Tuesday, January 29, 2013

January 28, 2013 Lunch - Miso Pho Noodle Soup; Dinner - Pizza


January 28, 2013 Lunch – Miso Pho Noodle Soup; Dinner – Pizza

I did not eat breakfast so at 11:00 I made a noodle soup with instant dashi, seshe seaweed, tofu, AkiMiso, Pho flavoring, two beef meatballs, six shrimps, 1 Tbsp. yellow onion, 1 Green onion, two shitake mushrooms sliced thinly, two slices of Lebanon bologna cut into strips, a large handful of spinach and rice wheat and buckwheat noodles.   Amazingly light and yet flavorful and full of noodles.  Quite different from the thin miso soup on finds in Japanese restaurants, more of a noodle shop kind of experience.

I guess David Chang is beginning to influence me from afar.  I am tired of thin watery flavorless soup.

Suzette arrived around 3:30 p.m. but we continued working until after 4:00.  At around 4:15 we drove to the Stihl repair shop and then to Costco where we bought sugar snap peas, coffee, a few other necessary household items, some chocolate covered almonds, bottle of Albarino, and a pizza.  We decided to not cook, but to prepare pizza and drink chianti for dinner.  There are three types of ready to bake pizzas at Costo, pepperoni, pepperoni and sausage, and five cheeses (all are $8.99 each).  We selected the five cheeses one because Suzette said she liked to garnish the pizza with her own favorite toppings.  I told her about how delicious the Lebanon Bologna (sent to us by her parents who live in Lancaster County, Pennsylvania for Christmas) was in the soup and she said she definitely wanted to use that and some mushrooms.  I said, “We have fresh Portabellas.” I also suggested onions but Suzette was not enthusiastic about onions.  
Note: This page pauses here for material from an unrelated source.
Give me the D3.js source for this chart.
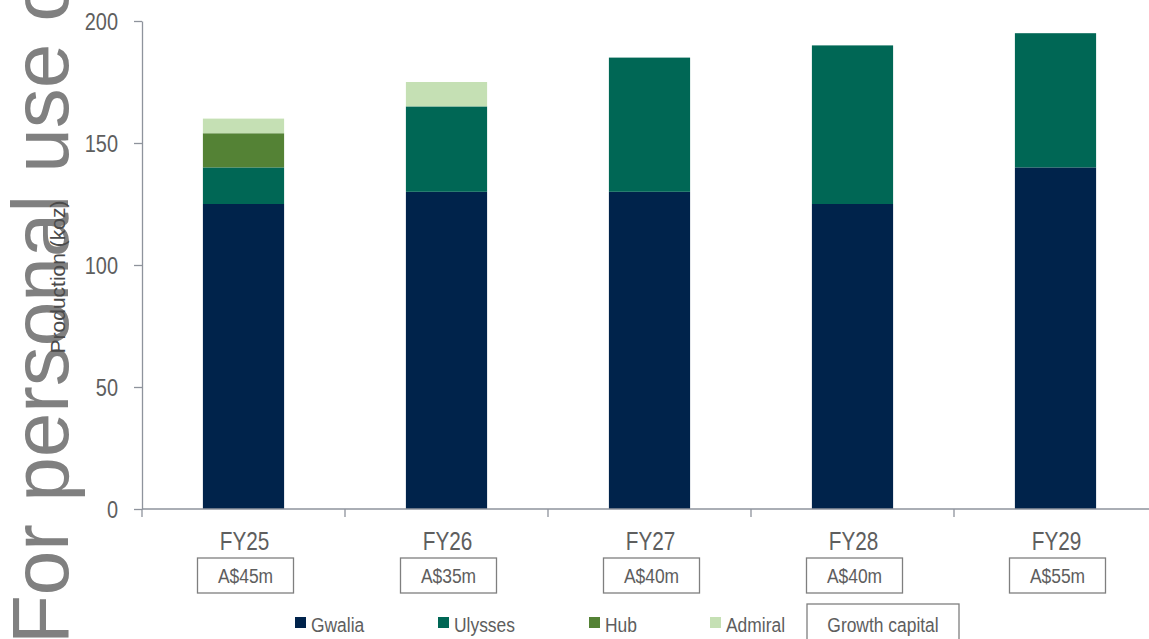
<!DOCTYPE html>
<html>
<head>
<meta charset="utf-8">
<script src="https://cdn.jsdelivr.net/npm/d3@7"></script>
<style>
  html, body { margin: 0; padding: 0; background: #ffffff; }
  svg { display: block; }
</style>
</head>
<body>
<svg id="chart" width="1149" height="639"></svg>
<script>
const categories = ["FY25", "FY26", "FY27", "FY28", "FY29"];
const seriesNames = ["Gwalia", "Ulysses", "Hub", "Admiral"];
const gwalia  = [125, 130, 130, 125, 140];
const ulysses = [15, 35, 55, 65, 55];
const hub     = [14, 0, 0, 0, 0];
const admiral = [6, 10, 0, 0, 0];
const growthCapital = ["A$45m", "A$35m", "A$40m", "A$40m", "A$55m"];
const yTicks = [0, 50, 100, 150, 200];
const yLabel = "Production (koz)";
const growthLabel = "Growth capital";
const watermark = "For personal use only";

const colors = ["#00234b", "#006755", "#548235", "#c5e0b4"];
const font = "'Liberation Sans', Arial, sans-serif";
const NARROW = 0.83;
const textCol = "#5e5e5e";
const axisCol = "#8e939c";

const svg = d3.select("#chart");

// condensed text helper: places text at (px,py), squeezed horizontally
function narrowText(sel, px, py, size) {
  return sel.attr("transform", (d, i) => {
    const X = typeof px === "function" ? px(d, i) : px;
    const Y = typeof py === "function" ? py(d, i) : py;
    return `translate(${X},${Y}) scale(${NARROW},1)`;
  })
  .attr("font-family", font).attr("font-size", size).attr("fill", textCol);
}

const rows = categories.map((c, i) => ({
  cat: c, Gwalia: gwalia[i], Ulysses: ulysses[i], Hub: hub[i], Admiral: admiral[i]
}));
const stacked = d3.stack().keys(seriesNames)(rows);

const x = d3.scaleBand().domain(categories).range([142, 1157]).paddingInner(0.6).paddingOuter(0.3);
const y = d3.scaleLinear().domain([0, 200]).range([509, 21]);

// watermark
svg.append("text")
  .attr("transform", "translate(68,644) rotate(-90)")
  .attr("font-family", font)
  .attr("font-size", 80)
  .attr("fill", "#808080")
  .text(watermark);

// bars
svg.append("g").selectAll("g").data(stacked).join("g")
  .attr("fill", (d, i) => colors[i])
  .selectAll("rect").data(d => d.filter(s => s[1] - s[0] > 0).map(s => ({s, cat: s.data.cat})))
  .join("rect")
  .attr("x", d => x(d.cat))
  .attr("width", x.bandwidth())
  .attr("y", d => y(d.s[1]))
  .attr("height", d => y(d.s[0]) - y(d.s[1]));

// y axis
const yAxis = svg.append("g").attr("transform", "translate(142,0)")
  .call(d3.axisLeft(y).tickValues(yTicks).tickSize(8).tickSizeOuter(0).tickFormat(""));
yAxis.select(".domain").attr("stroke", axisCol).attr("stroke-width", 1.3);
yAxis.selectAll(".tick line").attr("stroke", axisCol).attr("stroke-width", 1.3);
narrowText(svg.append("g").selectAll("text").data(yTicks).join("text"),
    118, d => y(d) + 8.5, 24)
  .attr("text-anchor", "end")
  .text(d => d);

// x axis line with ticks at band boundaries
const xg = svg.append("g");
xg.append("line").attr("x1", 142).attr("x2", 1157).attr("y1", y(0)).attr("y2", y(0))
  .attr("stroke", axisCol).attr("stroke-width", 1.3);
const bounds = categories.map(c => x(c) - x.step() * x.paddingOuter()).concat([1157]);
xg.selectAll(".bt").data(bounds).join("line")
  .attr("x1", d => d).attr("x2", d => d).attr("y1", y(0)).attr("y2", y(0) + 8)
  .attr("stroke", axisCol).attr("stroke-width", 1.3);
narrowText(xg.selectAll(".cl").data(categories).join("text"),
    d => x(d) + x.bandwidth() / 2 + 1, 550, 25)
  .attr("text-anchor", "middle")
  .text(d => d);

// growth capital boxes
const gb = svg.append("g").selectAll("g").data(categories).join("g")
  .attr("transform", d => `translate(${x(d) + x.bandwidth() / 2 + 2},0)`);
gb.append("rect").attr("x", -48).attr("y", 558).attr("width", 96).attr("height", 35)
  .attr("fill", "none").attr("stroke", "#7f7f7f").attr("stroke-width", 1.3);
narrowText(gb.append("text"), 0, 583, 21)
  .attr("text-anchor", "middle")
  .text((d, i) => growthCapital[i]);

// y label
svg.append("text")
  .attr("transform", "translate(65,277) rotate(-90)")
  .attr("text-anchor", "middle")
  .attr("font-family", font).attr("font-size", 21).attr("fill", "#4a4a4a")
  .text(yLabel);

// legend
const legendX = [295, 438, 589, 710];
const lg = svg.append("g").selectAll("g").data(seriesNames).join("g")
  .attr("transform", (d, i) => `translate(${legendX[i]},0)`);
lg.append("rect").attr("x", 0).attr("y", 617).attr("width", 11).attr("height", 11)
  .attr("fill", (d, i) => colors[i]);
narrowText(lg.append("text"), 16, 632, 21).text(d => d);

svg.append("rect").attr("x", 807).attr("y", 604).attr("width", 152).attr("height", 45)
  .attr("fill", "none").attr("stroke", "#7f7f7f").attr("stroke-width", 1.3);
narrowText(svg.append("text"), 883, 632, 21)
  .attr("text-anchor", "middle")
  .text(growthLabel);
</script>
</body>
</html>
When we got home around 5:40 I sliced bologna, mushrooms and I told Suzette that we had large Mexican green onions (the Mexican green onions that are sold at Pro’s Ranch market are somewhere between a large green onion and a small onion.  They are about 18 inches long with a bulb at the bottom that is over 1 inch wide in diameter.  Grilled green onions are ubiquitous at taco stands in Western Mexico), which she gladly agreed to add.  After I had garnished the pizza and Suzette had pre-heated the oven to 400˚, in went the pizza.  After twelve to fifteen minutes the pizza was ready, so I went to the basement for a bottle of chianti (Trader Joe’s $5.99).  We got the pizza paddle and removed the pizza from the oven and got the pizza slicing wheel and cut the colorful pizza into eight large slices.  Spread with circles of from green to white onion, irregularly shaped thin slices of dark crimson Lebanon Bologna (that has a slightly sweet flavor and tastes and has the consistency of hard salami but with less fat) and triangular wedges of light brown portabella mushrooms on its white cheese background, the pizza resembled an abstract painting.